Clyde Kennedy

The most versatile of trainers, Clyde Kennedy helped build the foundation of today’s horse world. He trained and rode horses for every discipline, from steeplechase to stunt work, to hunters and jumpers to stock horses.

His training methods seemed unorthodox at the time, but he set new standards in every discipline in which he participated and he produced riders and horses of exceptional skill. He took any type of horse and brought out its talent.

He was born in Ray county Missouri in 1919. His father, Goerge William Kennedy was a well-known thoroughbred race horse trainer whose clients included Betty Grabel and Bing Crosby and while Clyde was still quite young, he and his family moved to California.

A naturally gifted rider who was fearless on a horse, Clyde took a job with instructor Alfred Myers who was affiliated with the movie studios. He began playing bit parts, doubling and training horses for the motion picture industry.

Friend and client Slim Pickens helped him get started in the movie business training and riding stunt horses. He doubled for Elizabeth Taylor in National Velvet and did stunt work in a variety of the top movies of the day And during all this time, Clyde continued to teach himself the art of training the reined cow horse.

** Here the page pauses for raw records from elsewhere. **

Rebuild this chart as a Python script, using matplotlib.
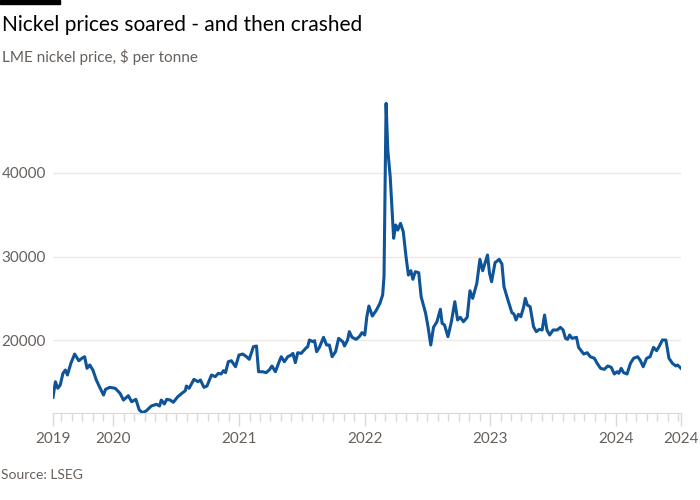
import matplotlib
matplotlib.use("Agg")
import matplotlib.pyplot as plt
import matplotlib.dates as mdates
import pandas as pd

# LME nickel price, $ per tonne
dates = [
    "2019-07-09", "2019-07-16", "2019-07-23", "2019-07-30", "2019-08-07", "2019-08-14",
    "2019-08-20", "2019-08-30", "2019-09-10", "2019-09-22", "2019-10-01", "2019-10-09",
    "2019-10-16", "2019-10-24", "2019-11-02", "2019-11-12", "2019-11-22", "2019-12-03",
    "2019-12-09", "2019-12-21", "2020-01-06", "2020-01-20", "2020-01-30", "2020-02-13",
    "2020-02-23", "2020-03-06", "2020-03-16", "2020-03-26", "2020-04-06", "2020-04-20",
    "2020-05-05", "2020-05-14", "2020-05-19", "2020-05-28", "2020-06-04", "2020-06-14",
    "2020-06-23", "2020-07-06", "2020-07-20", "2020-07-28", "2020-07-31", "2020-08-08",
    "2020-08-22", "2020-09-03", "2020-09-10", "2020-09-20", "2020-09-29", "2020-10-12",
    "2020-10-23", "2020-11-01", "2020-11-09", "2020-11-16", "2020-11-22", "2020-11-30",
    "2020-12-09", "2020-12-21", "2020-12-31", "2021-01-11", "2021-01-22", "2021-01-30",
    "2021-02-11", "2021-02-20", "2021-02-26", "2021-03-10", "2021-03-20", "2021-03-29",
    "2021-04-06", "2021-04-16", "2021-04-28", "2021-05-03", "2021-05-12", "2021-05-22",
    "2021-06-01", "2021-06-06", "2021-06-13", "2021-06-20", "2021-06-30", "2021-07-13",
    "2021-07-19", "2021-07-24", "2021-08-03", "2021-08-08", "2021-08-14", "2021-08-22",
    "2021-09-03", "2021-09-12", "2021-09-20", "2021-09-28", "2021-10-08", "2021-10-17",
    "2021-10-29", "2021-11-03", "2021-11-12", "2021-11-17", "2021-11-25", "2021-12-07",
    "2021-12-16", "2021-12-24", "2022-01-01", "2022-01-07", "2022-01-13", "2022-01-23",
    "2022-02-04", "2022-02-14", "2022-02-22", "2022-02-26", "2022-03-04", "2022-03-09",
    "2022-03-16", "2022-03-22", "2022-03-26", "2022-04-01", "2022-04-07", "2022-04-15",
    "2022-04-23", "2022-05-01", "2022-05-08", "2022-05-15", "2022-05-21", "2022-05-28",
    "2022-06-07", "2022-06-14", "2022-06-27", "2022-07-04", "2022-07-12", "2022-07-20",
    "2022-07-30", "2022-08-09", "2022-08-14", "2022-08-21", "2022-08-31", "2022-09-10",
    "2022-09-20", "2022-09-28", "2022-10-06", "2022-10-15", "2022-10-26", "2022-11-03",
    "2022-11-11", "2022-11-23", "2022-12-02", "2022-12-10", "2022-12-24", "2022-12-30",
    "2023-01-05", "2023-01-15", "2023-01-27", "2023-02-04", "2023-02-10", "2023-02-20",
    "2023-03-05", "2023-03-11", "2023-03-17", "2023-03-24", "2023-03-31", "2023-04-08",
    "2023-04-13", "2023-04-19", "2023-04-27", "2023-05-07", "2023-05-15", "2023-05-24",
    "2023-06-01", "2023-06-08", "2023-06-15", "2023-06-23", "2023-07-03", "2023-07-15",
    "2023-07-24", "2023-08-01", "2023-08-08", "2023-08-14", "2023-08-20", "2023-08-27",
    "2023-09-09", "2023-09-15", "2023-09-30", "2023-10-10", "2023-10-19", "2023-10-31",
    "2023-11-08", "2023-11-18", "2023-11-29", "2023-12-09", "2023-12-19", "2023-12-28",
    "2024-01-05", "2024-01-10", "2024-01-17", "2024-01-24", "2024-02-03", "2024-02-13",
    "2024-02-22", "2024-03-05", "2024-03-13", "2024-03-21", "2024-03-31", "2024-04-10",
    "2024-04-20", "2024-04-29", "2024-05-06", "2024-05-16", "2024-05-26", "2024-06-04",
    "2024-06-14", "2024-06-24", "2024-06-29", "2024-07-09",
]
price = [
    13140, 15000, 14220, 14610, 16010, 16410,
    15810, 17210, 18320, 17520, 17810, 18000,
    16610, 17010, 16410, 15210, 14330, 13410,
    14100, 14330, 14220, 13620, 12810, 13330,
    12610, 12900, 11620, 11300, 11540, 12100,
    12300, 12100, 12810, 12340, 12900, 12810,
    12540, 13210, 13690, 13930, 14490, 14220,
    15290, 15010, 15210, 14330, 14490, 15810,
    15610, 16010, 15930, 16330, 16090, 17400,
    17520, 16800, 18200, 18320, 18000, 17690,
    19200, 19280, 16200, 16200, 16090, 16410,
    16890, 16200, 17520, 18000, 17400, 18000,
    18200, 18400, 17290, 18480, 18400, 19000,
    19200, 20000, 19800, 19920, 18600, 19120,
    20320, 19400, 19400, 18000, 18600, 20200,
    19800, 19280, 20000, 21000, 20320, 20080,
    20400, 20880, 20600, 22790, 24070, 22870,
    23590, 24390, 25390, 27580, 48340, 42750,
    39560, 35170, 32180, 33770, 33170, 33970,
    32970, 29980, 27780, 28300, 27270, 28180,
    28060, 25190, 23200, 21600, 19400, 21520,
    22190, 23680, 22000, 21800, 20400, 22190,
    24590, 22400, 22720, 22190, 22720, 25900,
    24990, 26790, 29660, 28300, 30180, 27990,
    26980, 29260, 29660, 29100, 26390, 24990,
    23270, 23110, 22400, 23080, 22790, 23910,
    24990, 24190, 23990, 21600, 21000, 21280,
    21200, 22990, 21200, 20600, 21200, 21200,
    21520, 21200, 20200, 20080, 20600, 20200,
    20320, 19120, 18320, 18480, 18000, 17810,
    17210, 16610, 16490, 16890, 16730, 15930,
    16200, 16010, 16610, 16090, 15930, 17210,
    17810, 18000, 17520, 16800, 17810, 18000,
    19120, 18720, 19200, 20000, 20000, 17810,
    17210, 16890, 17010, 16610,
]
y_ticks = [20000, 30000, 40000]
x_tick_labels = ["2019", "2020", "2021", "2022", "2023", "2024", "2024"]

LINE = "#0f5499"
TEXT = "#66605c"
GRID = "#ece8e4"
TICK = "#ddd8d2"

plt.rcParams["font.family"] = ["Lato", "DejaVu Sans"]

d = pd.to_datetime(dates)
fig = plt.figure(figsize=(7, 5), dpi=100)
ax = fig.add_axes([53 / 700, 1 - 413 / 500, (681 - 53) / 700, (413 - 100) / 500])

ax.plot(d, price, color=LINE, lw=2.2, solid_joinstyle="round", zorder=3)

ax.set_xlim(d[0], d[-1])
ax.set_ylim(11260, 48740)

# x axis: year ticks plus both ends, monthly minor ticks
major = [d[0]] + [pd.Timestamp(f"{y}-01-01") for y in range(2020, 2025)] + [d[-1]]
ax.set_xticks(major)
ax.set_xticklabels(x_tick_labels)
ax.xaxis.set_minor_locator(mdates.MonthLocator())
ax.tick_params(axis="x", which="major", length=9, width=1, color=TICK,
               labelsize=11, labelcolor=TEXT, pad=5)
ax.tick_params(axis="x", which="minor", length=6, width=1, color=TICK)

ax.set_yticks(y_ticks)
ax.set_yticklabels([str(v) for v in y_ticks])
ax.tick_params(axis="y", length=0, labelsize=11, labelcolor=TEXT, pad=5)
ax.grid(axis="y", color=GRID, lw=1)
ax.set_axisbelow(True)

for s in ["top", "right", "left"]:
    ax.spines[s].set_visible(False)
ax.spines["bottom"].set_color(TICK)

# header and footer
fig.patches.append(plt.Rectangle((0, 1 - 4 / 500), 60 / 700, 4 / 500,
                                 transform=fig.transFigure, color="black"))
fig.text(2 / 700, 1 - 25 / 500, "Nickel prices soared - and then crashed",
         fontsize=15, color="#000000", va="center")
fig.text(2 / 700, 1 - 57 / 500, "LME nickel price, $ per tonne",
         fontsize=11, color=TEXT, va="center")
fig.text(1 / 700, 1 - 475 / 500, "Source: LSEG", fontsize=10, color=TEXT, va="center")

fig.savefig("out.png", dpi=100, facecolor="white")
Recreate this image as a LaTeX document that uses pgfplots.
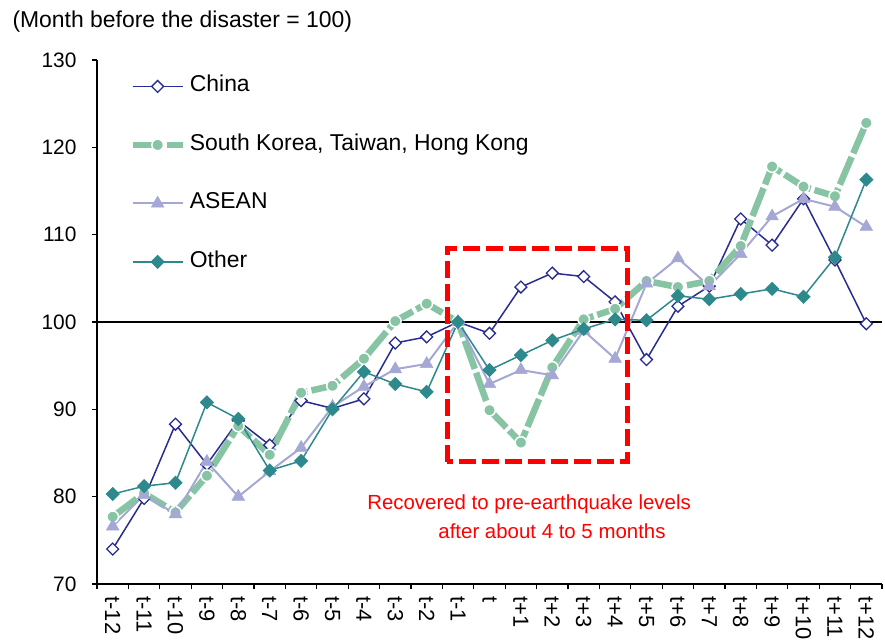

One of Clyde’s most memorable horses was Tucson Bar, who not only won the world in AQHA jumping, but also did demonstrations where he would jump over just about every obstacle he could think of – including full-size automobiles – often hands-free and bridleless. Even in his later years, Clyde and Tucson Bar continued to thrill crowds with demonstrations – all bridleless.

In the late forties, Clyde showed the great stock horse Rango, bringing spectators to their feet and dramatically rising the bar with his demonstration of style and ability. No other competitor came close to Clyde’s performance and it’s been said that this man, over 60 years ago, marked the beginning of the reined world as it is today.

In 1947 and 1949, Clyde was the Stock Horse Champion Rider at the Los Angeles National Horse Show.

In 1963, Clyde Kennedy was named the American Horse Show Association’s Horseman of the Year. He worked with numerous champion horses and riders, including Tab Hunter and Susan Hutchinson. However, one of his most beloved students was his sister, Betty Jo Kennedy, who he taught to show and judge horses.

In 1981, Clyde took a break from his show career and volunteered to train both horses and riders for the Los Angeles Police Mounted Unit. With novice riders, no funds and backyard horses, Clyde developed a mounted unit that was ready to serve and protect in the 1984 Olympic Games. He devoted 8 years to developing the unit, without ever being financially compensated. It was one of the most commended units of the games. As recently as 1990, Clyde was named California Horseman of the Year and he was an international horse show judge.

Don Burt, former AQHA President, stated that “He could be devilish one minute then the greatest help the next.”

As an example, Ora Rhodes had two horses entered in the Stock Horse Stakes when just minutes before the class, a heart attack forced him to the emergency room in an ambulance. Clyde mounted one of Ora’s horses and Jimmy Williams got on the other. The two catch rode to first and second, even placing ahead of their own mounts.

Another time, when Red Neil fell ill, without hesitation, Clyde drove 100 miles each way for many days to make sure Red’s horses were worked, before even working his own.

Clyde was just as serious as a prankster.

When Clyde Kennedy passed away in 1995, as a tribute to his life, the Los Angeles Mounted Police dedicated a performance to Clyde in at the Santa Barbara National Horse Show, where he was inducted into the Horseman’s Hall of Fame. During the ceremony, the police performed military style formation and demonstrated techniques Clyde developed to safely arrest dangerous or drugged people.

In the end, Clyde received his final memorial tribute, with his flag given to his sister, Betty Jo Kennedy.

Don Burt, who worked and traveled to shows with Kennedy, considered him the consummate trainer.